*** STORED ROWS
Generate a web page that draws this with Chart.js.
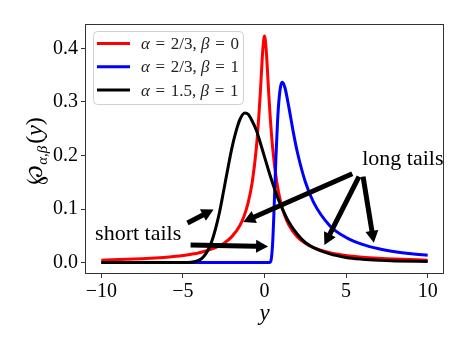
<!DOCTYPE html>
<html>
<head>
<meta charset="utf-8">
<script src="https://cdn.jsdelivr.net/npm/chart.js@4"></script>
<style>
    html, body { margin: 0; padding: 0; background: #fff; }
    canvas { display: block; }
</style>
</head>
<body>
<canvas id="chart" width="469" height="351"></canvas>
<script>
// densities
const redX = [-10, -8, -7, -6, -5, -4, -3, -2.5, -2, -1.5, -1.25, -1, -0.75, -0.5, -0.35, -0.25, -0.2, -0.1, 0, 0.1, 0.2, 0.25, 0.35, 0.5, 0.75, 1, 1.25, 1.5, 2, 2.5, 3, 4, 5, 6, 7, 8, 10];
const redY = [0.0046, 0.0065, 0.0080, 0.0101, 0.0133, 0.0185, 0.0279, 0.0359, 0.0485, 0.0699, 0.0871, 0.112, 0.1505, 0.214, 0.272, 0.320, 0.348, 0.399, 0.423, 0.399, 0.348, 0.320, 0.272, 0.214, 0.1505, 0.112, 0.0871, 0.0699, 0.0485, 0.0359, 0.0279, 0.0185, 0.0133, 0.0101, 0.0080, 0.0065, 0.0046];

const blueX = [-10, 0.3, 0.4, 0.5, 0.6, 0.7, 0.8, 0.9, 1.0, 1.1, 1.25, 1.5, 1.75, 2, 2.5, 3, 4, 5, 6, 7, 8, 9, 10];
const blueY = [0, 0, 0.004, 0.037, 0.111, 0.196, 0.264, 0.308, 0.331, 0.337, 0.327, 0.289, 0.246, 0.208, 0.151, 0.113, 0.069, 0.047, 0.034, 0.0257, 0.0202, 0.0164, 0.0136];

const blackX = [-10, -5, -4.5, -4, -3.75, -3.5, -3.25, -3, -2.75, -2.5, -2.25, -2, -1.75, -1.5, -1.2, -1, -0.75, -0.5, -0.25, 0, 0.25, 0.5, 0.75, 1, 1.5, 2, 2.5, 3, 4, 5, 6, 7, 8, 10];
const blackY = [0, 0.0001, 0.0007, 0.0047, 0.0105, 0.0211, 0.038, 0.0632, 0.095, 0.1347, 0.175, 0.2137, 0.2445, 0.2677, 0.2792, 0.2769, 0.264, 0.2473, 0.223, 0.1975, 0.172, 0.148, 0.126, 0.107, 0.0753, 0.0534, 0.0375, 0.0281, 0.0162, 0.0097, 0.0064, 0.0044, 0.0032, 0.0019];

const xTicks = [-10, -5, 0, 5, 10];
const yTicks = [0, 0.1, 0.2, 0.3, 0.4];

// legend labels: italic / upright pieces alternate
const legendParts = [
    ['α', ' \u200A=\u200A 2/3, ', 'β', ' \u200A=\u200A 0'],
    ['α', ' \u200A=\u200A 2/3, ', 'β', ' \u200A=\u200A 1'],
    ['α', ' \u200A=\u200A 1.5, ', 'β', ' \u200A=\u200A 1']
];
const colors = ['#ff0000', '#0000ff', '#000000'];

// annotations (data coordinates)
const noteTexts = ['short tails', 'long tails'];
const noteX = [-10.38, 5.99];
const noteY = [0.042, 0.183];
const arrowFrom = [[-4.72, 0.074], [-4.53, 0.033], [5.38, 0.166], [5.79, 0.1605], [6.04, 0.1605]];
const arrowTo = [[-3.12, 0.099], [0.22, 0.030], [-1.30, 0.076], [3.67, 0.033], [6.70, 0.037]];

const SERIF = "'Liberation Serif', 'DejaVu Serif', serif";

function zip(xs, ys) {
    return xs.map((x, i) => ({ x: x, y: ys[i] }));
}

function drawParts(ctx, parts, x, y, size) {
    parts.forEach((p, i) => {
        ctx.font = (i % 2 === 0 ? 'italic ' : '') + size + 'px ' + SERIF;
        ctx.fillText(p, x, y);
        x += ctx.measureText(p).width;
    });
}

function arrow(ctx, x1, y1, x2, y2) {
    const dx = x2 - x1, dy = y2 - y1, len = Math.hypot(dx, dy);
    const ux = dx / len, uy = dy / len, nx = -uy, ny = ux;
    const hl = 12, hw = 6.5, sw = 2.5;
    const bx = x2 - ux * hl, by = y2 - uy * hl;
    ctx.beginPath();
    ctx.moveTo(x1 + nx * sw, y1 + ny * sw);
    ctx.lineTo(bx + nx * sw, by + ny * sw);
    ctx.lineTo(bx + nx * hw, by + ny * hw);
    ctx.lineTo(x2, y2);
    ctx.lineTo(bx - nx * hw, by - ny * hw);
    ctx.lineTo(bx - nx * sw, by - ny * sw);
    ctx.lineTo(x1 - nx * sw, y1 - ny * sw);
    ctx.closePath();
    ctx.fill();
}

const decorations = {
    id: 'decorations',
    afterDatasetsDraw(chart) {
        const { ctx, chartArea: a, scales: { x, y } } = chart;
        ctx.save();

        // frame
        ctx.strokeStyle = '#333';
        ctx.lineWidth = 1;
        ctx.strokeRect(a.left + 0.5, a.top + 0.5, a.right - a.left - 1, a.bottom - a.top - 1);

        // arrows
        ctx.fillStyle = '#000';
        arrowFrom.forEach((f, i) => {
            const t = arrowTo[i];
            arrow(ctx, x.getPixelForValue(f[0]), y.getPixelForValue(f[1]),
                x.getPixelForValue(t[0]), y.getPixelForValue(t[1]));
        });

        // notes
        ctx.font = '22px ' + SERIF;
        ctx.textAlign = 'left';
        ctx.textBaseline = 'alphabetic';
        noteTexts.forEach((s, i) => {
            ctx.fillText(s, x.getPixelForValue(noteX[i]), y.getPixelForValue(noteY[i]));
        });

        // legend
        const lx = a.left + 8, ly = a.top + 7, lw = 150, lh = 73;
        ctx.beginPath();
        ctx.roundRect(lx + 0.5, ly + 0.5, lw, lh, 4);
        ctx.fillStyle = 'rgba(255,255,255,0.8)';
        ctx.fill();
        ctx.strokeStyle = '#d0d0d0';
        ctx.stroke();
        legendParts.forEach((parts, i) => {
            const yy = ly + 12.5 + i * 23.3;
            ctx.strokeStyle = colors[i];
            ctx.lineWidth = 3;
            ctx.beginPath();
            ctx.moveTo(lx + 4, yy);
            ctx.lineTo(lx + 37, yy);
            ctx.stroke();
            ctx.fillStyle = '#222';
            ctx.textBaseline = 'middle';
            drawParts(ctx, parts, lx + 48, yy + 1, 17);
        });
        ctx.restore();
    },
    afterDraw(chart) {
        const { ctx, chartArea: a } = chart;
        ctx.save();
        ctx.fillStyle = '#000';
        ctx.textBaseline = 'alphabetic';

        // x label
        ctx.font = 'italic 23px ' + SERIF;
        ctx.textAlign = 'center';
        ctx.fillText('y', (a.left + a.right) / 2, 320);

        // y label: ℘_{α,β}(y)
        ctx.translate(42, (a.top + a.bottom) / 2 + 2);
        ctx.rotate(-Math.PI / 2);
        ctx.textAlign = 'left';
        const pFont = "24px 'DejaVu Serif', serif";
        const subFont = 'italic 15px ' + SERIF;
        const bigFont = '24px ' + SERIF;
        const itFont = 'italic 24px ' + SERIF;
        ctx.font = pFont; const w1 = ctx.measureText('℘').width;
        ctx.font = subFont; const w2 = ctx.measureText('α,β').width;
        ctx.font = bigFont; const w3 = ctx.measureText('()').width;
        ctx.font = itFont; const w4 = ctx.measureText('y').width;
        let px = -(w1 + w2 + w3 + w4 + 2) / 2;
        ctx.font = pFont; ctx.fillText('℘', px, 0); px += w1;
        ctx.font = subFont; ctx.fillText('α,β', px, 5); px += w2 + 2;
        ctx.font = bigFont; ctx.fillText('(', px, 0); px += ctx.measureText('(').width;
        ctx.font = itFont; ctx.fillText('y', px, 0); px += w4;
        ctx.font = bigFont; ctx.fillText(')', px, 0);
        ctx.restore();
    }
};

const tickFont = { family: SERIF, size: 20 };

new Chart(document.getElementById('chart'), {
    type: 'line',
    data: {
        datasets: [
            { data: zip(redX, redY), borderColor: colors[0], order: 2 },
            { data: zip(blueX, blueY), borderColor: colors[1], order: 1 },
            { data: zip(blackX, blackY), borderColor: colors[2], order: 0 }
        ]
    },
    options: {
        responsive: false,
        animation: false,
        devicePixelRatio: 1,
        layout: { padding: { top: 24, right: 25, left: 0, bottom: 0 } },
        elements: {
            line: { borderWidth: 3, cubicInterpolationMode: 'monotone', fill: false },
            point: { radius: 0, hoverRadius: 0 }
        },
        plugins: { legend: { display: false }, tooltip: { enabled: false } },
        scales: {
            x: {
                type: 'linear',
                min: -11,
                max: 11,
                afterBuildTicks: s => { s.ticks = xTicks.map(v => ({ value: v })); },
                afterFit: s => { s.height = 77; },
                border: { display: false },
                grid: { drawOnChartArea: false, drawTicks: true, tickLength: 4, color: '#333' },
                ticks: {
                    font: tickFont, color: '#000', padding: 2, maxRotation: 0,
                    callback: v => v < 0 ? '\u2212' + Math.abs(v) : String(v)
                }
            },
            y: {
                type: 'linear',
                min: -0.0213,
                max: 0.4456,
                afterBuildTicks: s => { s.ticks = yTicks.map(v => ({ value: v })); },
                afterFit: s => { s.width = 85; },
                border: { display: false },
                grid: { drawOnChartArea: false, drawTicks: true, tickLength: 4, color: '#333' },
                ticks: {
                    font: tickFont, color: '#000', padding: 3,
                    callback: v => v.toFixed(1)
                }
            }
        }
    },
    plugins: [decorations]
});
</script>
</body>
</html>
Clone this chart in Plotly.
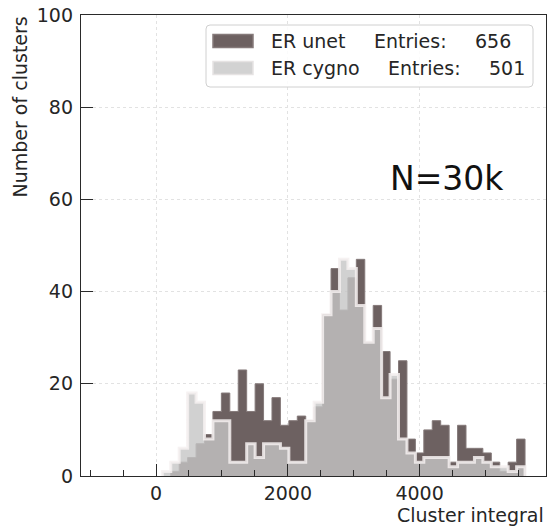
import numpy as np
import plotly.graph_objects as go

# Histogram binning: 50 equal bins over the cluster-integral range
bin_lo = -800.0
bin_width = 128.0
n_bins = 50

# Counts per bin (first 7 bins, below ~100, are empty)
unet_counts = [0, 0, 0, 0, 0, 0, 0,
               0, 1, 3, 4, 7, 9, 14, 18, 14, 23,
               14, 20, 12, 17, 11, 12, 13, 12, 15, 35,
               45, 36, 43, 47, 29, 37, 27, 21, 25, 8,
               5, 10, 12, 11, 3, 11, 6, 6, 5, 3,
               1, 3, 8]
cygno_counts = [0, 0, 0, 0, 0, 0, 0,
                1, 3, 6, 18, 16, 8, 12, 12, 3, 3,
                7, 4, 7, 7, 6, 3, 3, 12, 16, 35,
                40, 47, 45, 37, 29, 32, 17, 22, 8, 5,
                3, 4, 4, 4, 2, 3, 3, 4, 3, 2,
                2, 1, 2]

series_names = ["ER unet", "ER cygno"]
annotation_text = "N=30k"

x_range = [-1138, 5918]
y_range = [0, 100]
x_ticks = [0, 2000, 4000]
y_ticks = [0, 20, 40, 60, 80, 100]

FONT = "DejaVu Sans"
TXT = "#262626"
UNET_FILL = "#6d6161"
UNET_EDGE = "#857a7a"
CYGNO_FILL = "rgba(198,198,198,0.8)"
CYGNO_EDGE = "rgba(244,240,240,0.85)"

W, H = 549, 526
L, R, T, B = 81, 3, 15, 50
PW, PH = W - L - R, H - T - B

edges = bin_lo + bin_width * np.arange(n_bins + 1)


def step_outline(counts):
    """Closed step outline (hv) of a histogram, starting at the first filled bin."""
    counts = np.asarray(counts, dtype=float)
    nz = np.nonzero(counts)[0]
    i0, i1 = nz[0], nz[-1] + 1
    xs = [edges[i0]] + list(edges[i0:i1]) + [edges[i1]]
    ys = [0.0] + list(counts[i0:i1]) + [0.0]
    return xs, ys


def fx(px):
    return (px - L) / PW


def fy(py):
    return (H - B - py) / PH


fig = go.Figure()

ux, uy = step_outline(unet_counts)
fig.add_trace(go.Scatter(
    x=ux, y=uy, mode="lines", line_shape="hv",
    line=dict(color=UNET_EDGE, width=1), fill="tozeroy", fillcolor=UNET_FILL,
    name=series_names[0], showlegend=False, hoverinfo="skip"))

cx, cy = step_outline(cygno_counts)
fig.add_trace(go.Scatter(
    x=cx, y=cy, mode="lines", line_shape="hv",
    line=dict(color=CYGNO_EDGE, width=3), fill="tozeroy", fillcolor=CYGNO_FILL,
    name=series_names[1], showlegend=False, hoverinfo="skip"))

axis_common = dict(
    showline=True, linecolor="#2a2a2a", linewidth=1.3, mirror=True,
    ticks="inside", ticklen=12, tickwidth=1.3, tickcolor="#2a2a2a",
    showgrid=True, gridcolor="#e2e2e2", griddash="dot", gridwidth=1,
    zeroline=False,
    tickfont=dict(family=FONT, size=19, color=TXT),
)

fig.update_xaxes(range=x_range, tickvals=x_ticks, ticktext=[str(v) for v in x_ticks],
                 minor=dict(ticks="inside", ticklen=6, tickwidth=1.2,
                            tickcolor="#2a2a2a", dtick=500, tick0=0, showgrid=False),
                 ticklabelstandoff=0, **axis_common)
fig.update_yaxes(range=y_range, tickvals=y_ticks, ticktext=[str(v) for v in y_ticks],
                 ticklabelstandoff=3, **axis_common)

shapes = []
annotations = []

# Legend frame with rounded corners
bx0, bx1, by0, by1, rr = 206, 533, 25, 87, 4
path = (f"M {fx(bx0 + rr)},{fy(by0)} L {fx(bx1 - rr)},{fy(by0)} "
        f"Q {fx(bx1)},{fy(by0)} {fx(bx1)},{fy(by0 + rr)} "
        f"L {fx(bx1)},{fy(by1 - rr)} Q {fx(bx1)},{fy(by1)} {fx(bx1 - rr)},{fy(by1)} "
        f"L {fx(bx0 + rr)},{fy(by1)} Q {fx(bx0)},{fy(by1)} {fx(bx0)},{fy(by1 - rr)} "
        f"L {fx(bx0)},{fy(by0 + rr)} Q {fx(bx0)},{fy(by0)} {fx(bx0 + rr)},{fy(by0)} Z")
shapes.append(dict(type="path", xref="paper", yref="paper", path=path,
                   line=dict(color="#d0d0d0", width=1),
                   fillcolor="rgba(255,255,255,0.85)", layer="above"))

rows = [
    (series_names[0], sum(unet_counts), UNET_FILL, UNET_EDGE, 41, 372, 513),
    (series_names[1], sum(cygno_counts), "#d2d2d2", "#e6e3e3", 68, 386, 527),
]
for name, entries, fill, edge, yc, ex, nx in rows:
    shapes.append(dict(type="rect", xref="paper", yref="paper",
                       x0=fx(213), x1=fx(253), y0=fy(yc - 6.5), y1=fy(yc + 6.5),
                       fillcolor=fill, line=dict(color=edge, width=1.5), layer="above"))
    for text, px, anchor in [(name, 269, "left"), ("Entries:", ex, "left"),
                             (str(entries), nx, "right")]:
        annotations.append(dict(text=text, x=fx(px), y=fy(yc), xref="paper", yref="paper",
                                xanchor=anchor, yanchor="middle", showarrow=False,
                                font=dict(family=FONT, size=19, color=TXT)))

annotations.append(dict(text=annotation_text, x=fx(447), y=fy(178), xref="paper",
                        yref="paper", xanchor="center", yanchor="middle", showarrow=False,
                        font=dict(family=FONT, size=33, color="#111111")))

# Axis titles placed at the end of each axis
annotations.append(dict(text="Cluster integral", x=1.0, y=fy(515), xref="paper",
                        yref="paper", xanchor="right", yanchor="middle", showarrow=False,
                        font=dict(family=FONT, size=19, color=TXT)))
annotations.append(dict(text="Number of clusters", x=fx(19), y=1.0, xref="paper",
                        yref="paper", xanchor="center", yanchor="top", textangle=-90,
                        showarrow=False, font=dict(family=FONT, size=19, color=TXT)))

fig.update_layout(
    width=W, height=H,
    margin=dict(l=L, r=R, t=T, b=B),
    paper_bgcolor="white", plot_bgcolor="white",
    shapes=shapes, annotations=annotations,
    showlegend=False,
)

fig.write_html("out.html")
******
§ **WORK REQUIRED**
Look above for the line with "Clone this chart in Plotly."; quote it and every line after it, stopping after the line with "n_bins = 50", exactly, with nothing added and without pictures.

§ **EXPECTED ANSWER**
Clone this chart in Plotly.
import numpy as np
import plotly.graph_objects as go

# Histogram binning: 50 equal bins over the cluster-integral range
bin_lo = -800.0
bin_width = 128.0
n_bins = 50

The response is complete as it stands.